● DATA SHOWN
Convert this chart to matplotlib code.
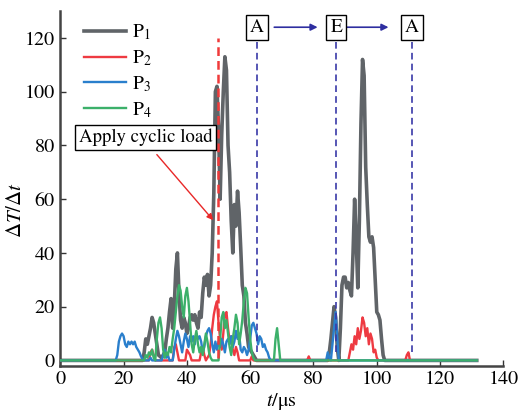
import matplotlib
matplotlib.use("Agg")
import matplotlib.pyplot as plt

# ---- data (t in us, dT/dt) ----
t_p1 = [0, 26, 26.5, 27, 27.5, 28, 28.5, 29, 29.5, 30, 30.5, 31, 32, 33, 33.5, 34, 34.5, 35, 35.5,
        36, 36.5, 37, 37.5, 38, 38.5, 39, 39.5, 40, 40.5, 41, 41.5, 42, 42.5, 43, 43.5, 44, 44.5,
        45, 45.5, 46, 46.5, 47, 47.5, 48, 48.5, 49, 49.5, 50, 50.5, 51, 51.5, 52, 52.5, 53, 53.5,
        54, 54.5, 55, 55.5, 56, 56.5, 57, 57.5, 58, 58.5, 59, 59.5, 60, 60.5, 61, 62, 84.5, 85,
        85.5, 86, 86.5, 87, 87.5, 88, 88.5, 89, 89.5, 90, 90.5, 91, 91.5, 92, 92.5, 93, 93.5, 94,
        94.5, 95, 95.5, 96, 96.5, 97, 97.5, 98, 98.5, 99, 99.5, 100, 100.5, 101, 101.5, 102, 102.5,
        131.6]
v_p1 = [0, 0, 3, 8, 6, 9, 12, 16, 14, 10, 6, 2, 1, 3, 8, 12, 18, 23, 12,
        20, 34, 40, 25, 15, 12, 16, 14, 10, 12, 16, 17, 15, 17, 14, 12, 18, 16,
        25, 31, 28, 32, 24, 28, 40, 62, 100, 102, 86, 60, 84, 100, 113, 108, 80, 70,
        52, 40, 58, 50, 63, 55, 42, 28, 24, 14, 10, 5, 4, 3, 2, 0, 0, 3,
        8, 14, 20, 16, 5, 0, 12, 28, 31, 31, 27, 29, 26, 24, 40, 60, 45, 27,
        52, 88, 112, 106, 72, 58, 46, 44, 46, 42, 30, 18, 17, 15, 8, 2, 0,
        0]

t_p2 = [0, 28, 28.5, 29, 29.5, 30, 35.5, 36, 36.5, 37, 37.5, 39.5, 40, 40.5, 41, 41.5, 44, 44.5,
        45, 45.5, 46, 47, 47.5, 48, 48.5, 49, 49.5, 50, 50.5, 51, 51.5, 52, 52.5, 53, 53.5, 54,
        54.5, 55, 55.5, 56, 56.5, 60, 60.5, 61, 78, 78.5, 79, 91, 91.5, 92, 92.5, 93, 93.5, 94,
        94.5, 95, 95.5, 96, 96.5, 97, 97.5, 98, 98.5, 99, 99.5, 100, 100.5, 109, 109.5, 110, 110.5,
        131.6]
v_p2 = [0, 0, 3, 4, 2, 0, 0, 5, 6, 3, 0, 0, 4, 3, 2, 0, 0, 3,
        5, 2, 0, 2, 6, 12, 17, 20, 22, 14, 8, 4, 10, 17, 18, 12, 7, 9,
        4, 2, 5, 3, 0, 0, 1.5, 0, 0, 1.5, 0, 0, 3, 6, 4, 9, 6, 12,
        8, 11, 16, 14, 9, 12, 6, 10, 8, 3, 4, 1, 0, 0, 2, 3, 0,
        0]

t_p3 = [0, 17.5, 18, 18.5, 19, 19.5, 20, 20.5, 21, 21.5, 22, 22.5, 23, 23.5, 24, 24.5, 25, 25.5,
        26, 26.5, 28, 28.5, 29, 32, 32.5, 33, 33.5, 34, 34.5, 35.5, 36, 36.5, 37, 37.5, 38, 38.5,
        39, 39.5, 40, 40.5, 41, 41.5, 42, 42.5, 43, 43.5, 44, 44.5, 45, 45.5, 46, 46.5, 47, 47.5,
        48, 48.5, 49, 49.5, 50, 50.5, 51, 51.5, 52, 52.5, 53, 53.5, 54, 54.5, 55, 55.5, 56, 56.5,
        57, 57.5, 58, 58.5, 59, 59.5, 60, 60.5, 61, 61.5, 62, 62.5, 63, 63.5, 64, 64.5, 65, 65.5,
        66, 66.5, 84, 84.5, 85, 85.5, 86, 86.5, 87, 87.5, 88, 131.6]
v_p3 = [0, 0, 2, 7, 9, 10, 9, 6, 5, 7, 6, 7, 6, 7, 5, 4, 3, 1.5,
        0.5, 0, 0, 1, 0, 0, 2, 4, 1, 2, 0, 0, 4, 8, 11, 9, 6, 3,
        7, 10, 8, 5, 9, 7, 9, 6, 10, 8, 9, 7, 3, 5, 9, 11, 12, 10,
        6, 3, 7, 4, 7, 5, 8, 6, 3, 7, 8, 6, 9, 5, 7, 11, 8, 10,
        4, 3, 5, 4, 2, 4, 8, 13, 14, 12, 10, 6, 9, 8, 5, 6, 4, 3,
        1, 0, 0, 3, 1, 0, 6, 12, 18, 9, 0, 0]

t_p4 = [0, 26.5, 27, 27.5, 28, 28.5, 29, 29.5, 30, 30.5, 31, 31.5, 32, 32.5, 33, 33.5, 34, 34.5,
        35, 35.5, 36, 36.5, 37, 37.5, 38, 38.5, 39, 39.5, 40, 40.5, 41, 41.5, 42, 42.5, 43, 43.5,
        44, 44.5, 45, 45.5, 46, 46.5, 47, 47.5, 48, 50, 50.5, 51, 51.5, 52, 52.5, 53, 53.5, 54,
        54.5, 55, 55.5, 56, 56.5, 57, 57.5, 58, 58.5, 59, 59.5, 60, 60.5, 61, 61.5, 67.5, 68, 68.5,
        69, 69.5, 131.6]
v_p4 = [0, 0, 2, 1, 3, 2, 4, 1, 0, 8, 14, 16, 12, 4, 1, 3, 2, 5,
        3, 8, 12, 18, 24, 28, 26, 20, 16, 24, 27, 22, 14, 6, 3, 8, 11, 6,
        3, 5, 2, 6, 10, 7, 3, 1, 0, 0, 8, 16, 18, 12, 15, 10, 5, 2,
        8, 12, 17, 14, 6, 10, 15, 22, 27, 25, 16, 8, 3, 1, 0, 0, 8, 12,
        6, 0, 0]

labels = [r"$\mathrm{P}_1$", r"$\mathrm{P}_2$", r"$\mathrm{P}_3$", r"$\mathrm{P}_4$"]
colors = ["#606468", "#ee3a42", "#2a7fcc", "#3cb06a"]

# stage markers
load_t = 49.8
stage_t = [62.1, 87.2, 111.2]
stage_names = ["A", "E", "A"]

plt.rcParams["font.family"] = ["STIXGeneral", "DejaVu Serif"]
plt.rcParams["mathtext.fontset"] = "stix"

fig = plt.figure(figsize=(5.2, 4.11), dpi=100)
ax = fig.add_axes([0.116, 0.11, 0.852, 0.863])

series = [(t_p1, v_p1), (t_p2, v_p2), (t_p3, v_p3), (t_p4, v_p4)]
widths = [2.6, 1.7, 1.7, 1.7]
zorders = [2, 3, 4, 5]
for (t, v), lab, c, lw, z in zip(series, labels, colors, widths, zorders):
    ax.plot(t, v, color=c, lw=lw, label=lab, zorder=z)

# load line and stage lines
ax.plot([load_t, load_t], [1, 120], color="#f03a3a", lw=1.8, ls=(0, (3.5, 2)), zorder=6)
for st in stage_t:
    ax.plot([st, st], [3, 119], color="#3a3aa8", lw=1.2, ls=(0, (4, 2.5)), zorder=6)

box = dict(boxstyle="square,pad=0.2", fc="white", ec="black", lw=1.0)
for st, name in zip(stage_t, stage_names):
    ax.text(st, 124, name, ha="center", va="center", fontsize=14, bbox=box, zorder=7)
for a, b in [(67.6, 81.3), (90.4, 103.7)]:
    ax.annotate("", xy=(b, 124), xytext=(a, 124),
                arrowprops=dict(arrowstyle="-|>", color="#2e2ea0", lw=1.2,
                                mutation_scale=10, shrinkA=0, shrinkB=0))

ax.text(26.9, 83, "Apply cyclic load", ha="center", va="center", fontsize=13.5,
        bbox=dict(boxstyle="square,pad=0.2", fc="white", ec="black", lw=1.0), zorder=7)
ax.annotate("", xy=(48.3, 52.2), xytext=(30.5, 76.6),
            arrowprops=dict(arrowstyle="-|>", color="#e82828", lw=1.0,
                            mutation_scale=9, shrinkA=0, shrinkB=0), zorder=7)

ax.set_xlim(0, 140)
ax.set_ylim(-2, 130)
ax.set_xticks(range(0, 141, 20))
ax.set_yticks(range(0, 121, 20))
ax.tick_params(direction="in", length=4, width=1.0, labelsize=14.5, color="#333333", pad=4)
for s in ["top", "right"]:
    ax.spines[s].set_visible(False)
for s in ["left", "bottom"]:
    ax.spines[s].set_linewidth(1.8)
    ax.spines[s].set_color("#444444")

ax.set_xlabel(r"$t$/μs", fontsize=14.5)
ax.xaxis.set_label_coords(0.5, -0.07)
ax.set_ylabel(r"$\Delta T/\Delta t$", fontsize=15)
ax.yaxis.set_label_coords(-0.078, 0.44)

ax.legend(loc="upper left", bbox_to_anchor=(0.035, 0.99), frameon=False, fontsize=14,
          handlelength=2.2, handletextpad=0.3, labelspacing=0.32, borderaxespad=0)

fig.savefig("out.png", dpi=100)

● SET EXERCISE
Leave out the pictures and repeat the lines from the start of the material through the line with "import matplotlib.pyplot as plt", inclusive.

● FINAL RESULT
Convert this chart to matplotlib code.
import matplotlib
matplotlib.use("Agg")
import matplotlib.pyplot as plt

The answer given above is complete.